# Unable to login to the Desktop Uber site



## Cdub2k (Nov 22, 2017)

I was attempting to log in to the website to get my 2019 stats and I noticed that it simply takes me to a screen where I can only update my email address, 1st name and last name. Is anybody else having this issue?


----------



## ConkeyCrack (Nov 19, 2019)

Ugh idk why they make it so difficult to login into desktop site


----------



## islanddriver (Apr 6, 2018)

Yes I had this all day yesterday . Gave up figure it's one of Ubers server problems so waiting a few days and will try again


----------



## tohunt4me (Nov 23, 2015)

ConkeyCrack said:


> Ugh idk why they make it so difficult to login into desktop site


" TECHNOGY COMPANY " !

TRUST SELF DRIVING CARS !!!

TECHNOLOGY!


----------



## JaxUberLyft (Jan 9, 2019)

I've noticed the same thing lately...not only that, but for many months now the site opens in another language (Vietnamese, I think) unless I access it from a private browsing window.


----------



## islanddriver (Apr 6, 2018)

Just tried to sign in to web can't get past sign in screen.


----------



## tohunt4me (Nov 23, 2015)

islanddriver said:


> Just tried to sign in to web can't get past sign in screen.


Thats WHY we pay Uber 60% of our hard earned fares !

" TECHNOLOGY " !


----------



## Rockocubs (Jul 31, 2017)

I had no issues this morning and downloaded my yearly statement.


----------



## Cdub2k (Nov 22, 2017)

Rockocubs said:


> I had no issues this morning and downloaded my yearly statement.


I'm still having issues.


----------



## islanddriver (Apr 6, 2018)

I went from the Riders page.
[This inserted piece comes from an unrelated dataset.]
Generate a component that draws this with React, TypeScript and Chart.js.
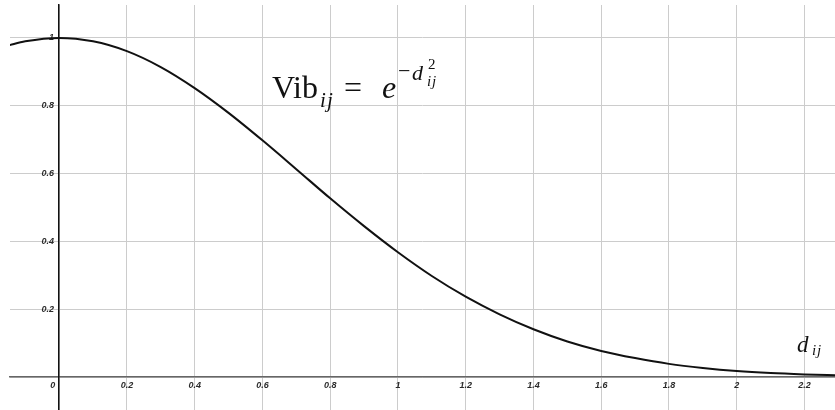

Sign in to the Riders page .at the bottom it says rider driver click on driver , it took me to pay info


----------



## losiglow (Dec 4, 2018)

Yeah, you have to work around it. 

Another way to do it is go to "Privacy Policy" or "Terms and Conditions" which is at the bottom right of that page, then scroll to the bottom and click the "Get Help >" at the bottom of the page. It will then take you to the help section which is in the main section of your account, after which you can navigate the site as normally. 

TecHn0LoGee c0m9aNY!


----------



## Cdub2k (Nov 22, 2017)

losiglow said:


> Yeah, you have to work around it.
> 
> Another way to do it is go to "Privacy Policy" or "Terms and Conditions" which is at the bottom right of that page, then scroll to the bottom and click the "Get Help >" at the bottom of the page. It will then take you to the help section which is in the main section of your account, after which you can navigate the site as normally.
> 
> TecHn0LoGee c0m9aNY!


I'm in there right now. Thank you for this. I feel like I just hacked into my own account


----------



## losiglow (Dec 4, 2018)

Cdub2k said:


> I'm in there right now. Thank you for this. I feel like I just hacked into my own account


Yeah, you know the web developers are top notch when you have to use a backdoor to get into your own account. :rollseyes:


----------



## mch (Nov 22, 2018)

I had the same issue with the "technology company's" website


----------



## Stevie The magic Unicorn (Apr 3, 2018)

I'm trying to get to the tax info to get my free tax software...

cant get to it.


----------



## islanddriver (Apr 6, 2018)

Did you try to get in through the Riders part ? Alot of us did get that way.


----------



## Stevie The magic Unicorn (Apr 3, 2018)

As of today i'm now getting an Http 422 error instead of an http 500 error.


----------